Over at The Originalism Blog, Professor Seth Barrett Tillman cites a new piece of evidence for his position that the President does not hold an office “under” the United States within the meaning of the Constitution. (For prior discussions of Professor Tillman’s views on this see here, here and here), Specifically, he points to the fact that President Washington “accepted a framed full-length portrait of Louis XVI from the French ambassador.”
This acceptance, Tillman suggests, would have been unconstitutional if Washington had been an officer under the United States at the time because Article I, section 9, clause 8 provides:
No Title of Nobility shall be granted by the United States: And no Person holding any Office of Profit or Trust under them, shall, without the Consent of the Congress, accept of any present, Emolument, Office, or Title, of any kind, whatever, from any King, Prince, or foreign state.
Because the portrait was evidently a “present” from the French government, it could not be accepted by any officer under the United States without the consent of Congress. Tillman contends that no such consent was sought or given; thus, Washington must either have (a) violated the Foreign Emoluments Clause or (b) believed that it was inapplicable to the president because his office was not “under the United States.”
Note that if the latter were true, it would mean that Washington not only believed the Clause inapplicable to the office of the president, but he thought this conclusion so inescapable and non-controversial that it was unnecessary to seek any formal opinion or make any record of his decision. It would also suggest he was unconcerned with the implication that the president could accept an office or title of nobility from a foreign government.
These assumptions are hard to indulge. As far as I know, there is no direct evidence that either Washington or any of his contemporaries interpreted the phrase “office under the United States” to exclude the presidency. This is not a natural or self-evident reading of the constitutional text, as illustrated by the fact that the conventional wisdom has long been to the contrary. Thus, we would have to believe that Washington acted on the basis of an original public meaning that was crystal clear to him, yet somehow vanished without a trace.
Even if we assume, for argument’s sake, that Washington could have read the text in the way Tillman proposes, it would still seem unlikely that he would have accepted the Louis XVI painting on that basis. Surely Washington would have been as concerned about violating the spirit as the letter of the Constitution. Article II expressly bars the president from receiving, during his term, “any other Emolument from the United States, or any of them.” Would not Washington have hesitated before interpreting the Foreign Emoluments Clause to permit the receipt of emoluments from a foreign government?
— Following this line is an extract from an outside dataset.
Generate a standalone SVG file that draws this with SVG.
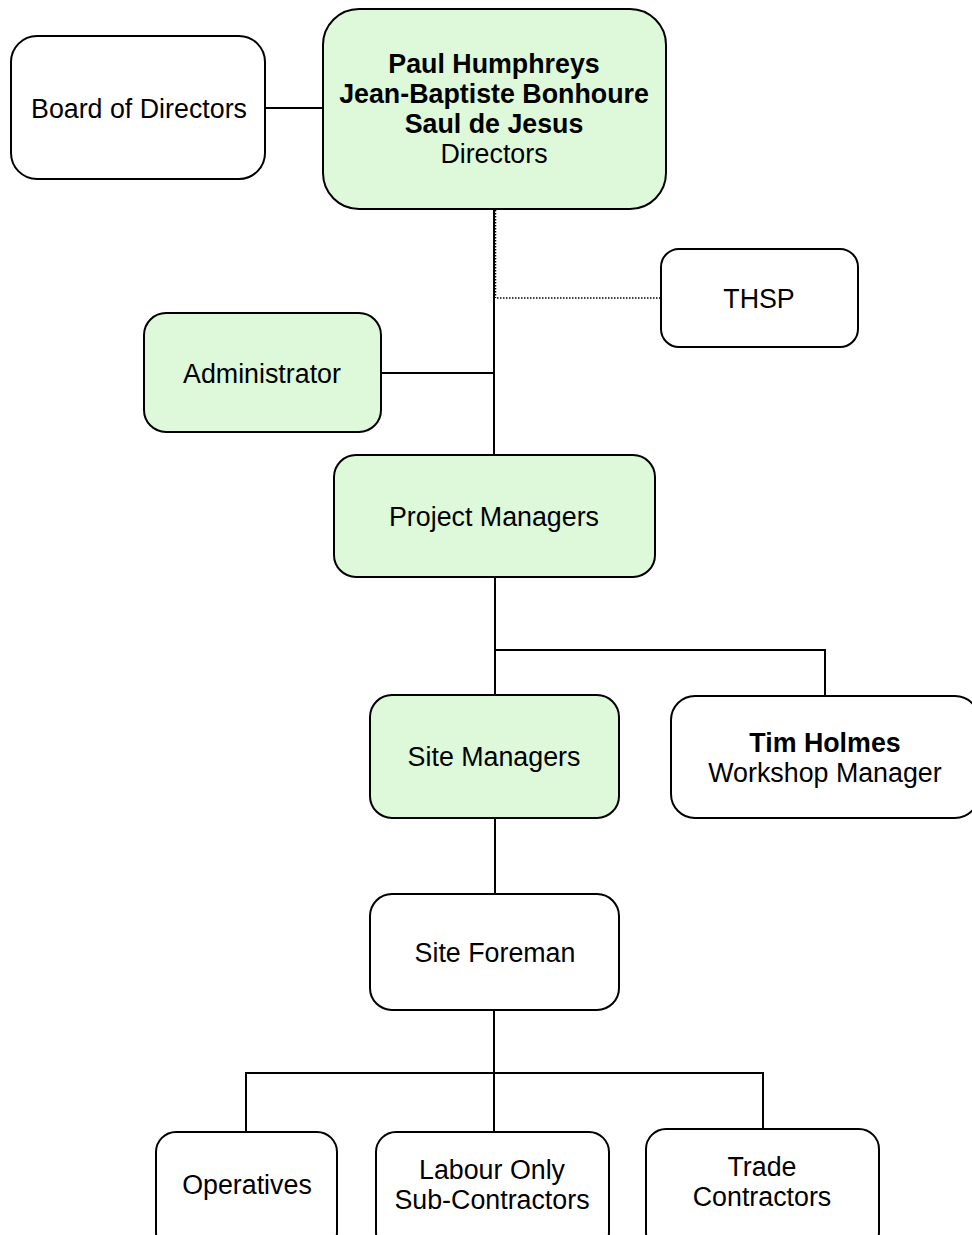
<svg xmlns="http://www.w3.org/2000/svg" width="972" height="1235" viewBox="0 0 972 1235">
<style>
.box{stroke:#000;stroke-width:2;fill:#fff}
.green{fill:#ddf9d9}
text{font-family:"Liberation Sans",Arial,sans-serif;font-size:26.8px;text-anchor:middle;fill:#000}
.b{font-weight:bold}
.ln{stroke:#000;stroke-width:2;fill:none}
.dot{stroke:#000;stroke-width:1.5;fill:none;stroke-dasharray:1.5,1.5}
</style>
<rect width="972" height="1235" fill="#fff"/>
<g id="connectors">
<line class="ln" x1="265" y1="108" x2="323" y2="108"/>
<line class="ln" x1="494" y1="209" x2="494" y2="455"/>
<line class="dot" x1="495.5" y1="210" x2="495.5" y2="298"/>
<line class="dot" x1="497" y1="298" x2="661" y2="298"/>
<line class="ln" x1="381" y1="373" x2="494" y2="373"/>
<line class="ln" x1="495" y1="577" x2="495" y2="695"/>
<polyline class="ln" points="495,650 825,650 825,696"/>
<line class="ln" x1="495" y1="818" x2="495" y2="894"/>
<line class="ln" x1="494" y1="1010" x2="494" y2="1132"/>
<polyline class="ln" points="246,1132 246,1073 763,1073 763,1129"/>
</g>
<g id="board"><rect class="box" x="11" y="36" width="254" height="143" rx="26"/><text x="139" y="118">Board of Directors</text></g>
<g id="directors"><rect class="box green" x="323" y="9" width="343" height="200" rx="36"/>
<text class="b" x="494" y="73">Paul Humphreys</text>
<text class="b" x="494" y="103">Jean-Baptiste Bonhoure</text>
<text class="b" x="494" y="133">Saul de Jesus</text>
<text x="494" y="163">Directors</text></g>
<g id="thsp"><rect class="box" x="661" y="249" width="197" height="98" rx="18"/><text x="759" y="308">THSP</text></g>
<g id="administrator"><rect class="box green" x="144" y="313" width="237" height="119" rx="22"/><text x="262" y="383">Administrator</text></g>
<g id="project-managers"><rect class="box green" x="334" y="455" width="321" height="122" rx="22"/><text x="494" y="526">Project Managers</text></g>
<g id="site-managers"><rect class="box green" x="370" y="695" width="249" height="123" rx="22"/><text x="494" y="766">Site Managers</text></g>
<g id="tim-holmes"><rect class="box" x="671" y="696" width="308" height="122" rx="24"/><text class="b" x="825" y="752">Tim Holmes</text><text x="825" y="782">Workshop Manager</text></g>
<g id="site-foreman"><rect class="box" x="370" y="894" width="249" height="116" rx="22"/><text x="495" y="962">Site Foreman</text></g>
<g id="operatives"><rect class="box" x="156" y="1132" width="181" height="120" rx="20"/><text x="247" y="1194">Operatives</text></g>
<g id="labour-only"><rect class="box" x="376" y="1132" width="233" height="120" rx="20"/><text x="492" y="1179">Labour Only</text><text x="492" y="1209">Sub-Contractors</text></g>
<g id="trade-contractors"><rect class="box" x="646" y="1129" width="233" height="123" rx="20"/><text x="762" y="1176">Trade</text><text x="762" y="1206">Contractors</text></g>
</svg>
Even more importantly, it is hard to believe that Washington would have interpreted the Foreign Emoluments Clause to allow the president to receive an office or a title of nobility from a foreign government. The Constitution explicitly prohibits both federal and state governments from granting titles of nobility to anyone. Although it does not prohibit private citizens from receiving titles of nobility from foreign governments, this should not be taken as condoning the practice. William Rawle notes that “[a] salutary amendment, extending the prohibition to all citizens of the United States, and disenfranchising those who infringe it, has been adopted by some of the states; but not yet by a sufficient number.” W. Rawles, A View of the Constitution 120 (2d ed. 1829). It does not strike me as likely that Washington’s sensibilities were much different, or that he would have lightly interpreted the Foreign Emoluments Clause in the manner Tillman suggests.
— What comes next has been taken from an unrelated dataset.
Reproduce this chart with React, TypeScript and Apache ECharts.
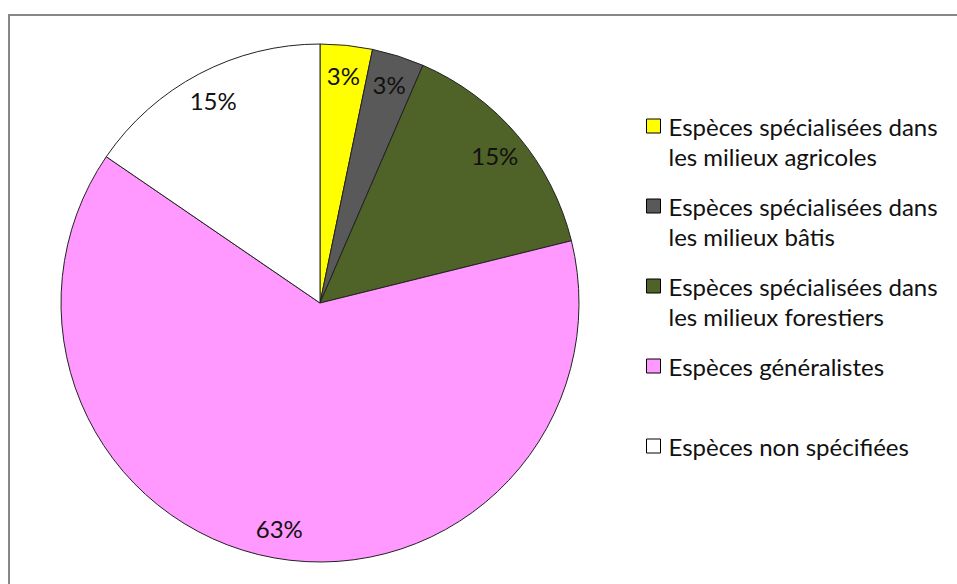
import React, { useEffect, useRef } from "react";
import * as echarts from "echarts";

const categories = [
  "Espèces spécialisées dans les milieux agricoles",
  "Espèces spécialisées dans les milieux bâtis",
  "Espèces spécialisées dans les milieux forestiers",
  "Espèces généralistes",
  "Espèces non spécifiées",
];
const legendLabels = [
  "Espèces spécialisées dans\nles milieux agricoles",
  "Espèces spécialisées dans\nles milieux bâtis",
  "Espèces spécialisées dans\nles milieux forestiers",
  "Espèces généralistes",
  "Espèces non spécifiées",
];
const speciesCounts = [4, 4, 18, 78, 19];
const sliceColors = ["#FFFF00", "#595959", "#4F6228", "#FF99FF", "#FFFFFF"];
const legendCenters = [126, 206, 286, 366, 446];

const FONT = "Lato";

export default function App() {
  const ref = useRef<HTMLDivElement>(null);
  useEffect(() => {
    if (!ref.current) return;
    const chart = echarts.init(ref.current, undefined, { renderer: "svg" });
    const data = categories.map((name, i) => ({
      name,
      value: speciesCounts[i],
      itemStyle: { color: sliceColors[i] },
    }));
    const legends = categories.map((name, i) => {
      const twoLines = legendLabels[i].includes("\n");
      return {
        data: [name],
        left: 646,
        top: legendCenters[i] - (twoLines ? 45 : 15),
        padding: 0,
        itemWidth: 14,
        itemHeight: 14,
        icon: "rect",
        selectedMode: false,
        itemStyle: { borderColor: "#000", borderWidth: 1 },
        formatter: () => (twoLines ? "\n" + legendLabels[i] : legendLabels[i]),
        textStyle: {
          fontFamily: FONT,
          fontSize: 24,
          color: "#111",
          lineHeight: 30,
          padding: [0, 0, 0, 3],
        },
      };
    });
    chart.setOption({
      animation: false,
      backgroundColor: "#fff",
      graphic: [
        {
          type: "rect",
          shape: { x: 9, y: 15, width: 1200, height: 1200 },
          style: { fill: "none", stroke: "#878787", lineWidth: 2 },
          silent: true,
        },
      ],
      legend: legends,
      series: [
        {
          type: "pie",
          center: [320, 303],
          radius: [0, 259],
          startAngle: 90,
          clockwise: true,
          label: { show: false },
          labelLine: { show: false },
          itemStyle: { borderColor: "#222", borderWidth: 1 },
          emphasis: { disabled: true },
          data,
        },
        {
          type: "pie",
          center: [320, 303],
          radius: [192, 260],
          startAngle: 90,
          clockwise: true,
          silent: true,
          itemStyle: { color: "transparent", borderWidth: 0 },
          label: {
            show: true,
            position: "inside",
            fontFamily: FONT,
            fontSize: 24,
            color: "#111",
            formatter: (p: any) => Math.round(p.percent) + "%",
          },
          labelLine: { show: false },
          emphasis: { disabled: true },
          data: categories.map((name, i) => ({
            name,
            value: speciesCounts[i],
            itemStyle: { color: "transparent" },
          })),
        },
      ],
    });
    return () => chart.dispose();
  }, []);
  return (
    <div
      ref={ref}
      style={{ position: "fixed", left: 0, top: 0, width: 957, height: 584 }}
    />
  );
}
For these reasons I would look for another explanation for Washington’s acceptance of the painting from the French ambassador. Perhaps he believed that he did have congressional consent for receiving such an item. Perhaps he did not believe, at the time he accepted the painting, that it was a personal gift (though he later took it to Mount Vernon). I would be reluctant to conclude that President Washington intentionally or negligently violated the Constitution, but even this seems more likely than the suggested alternative.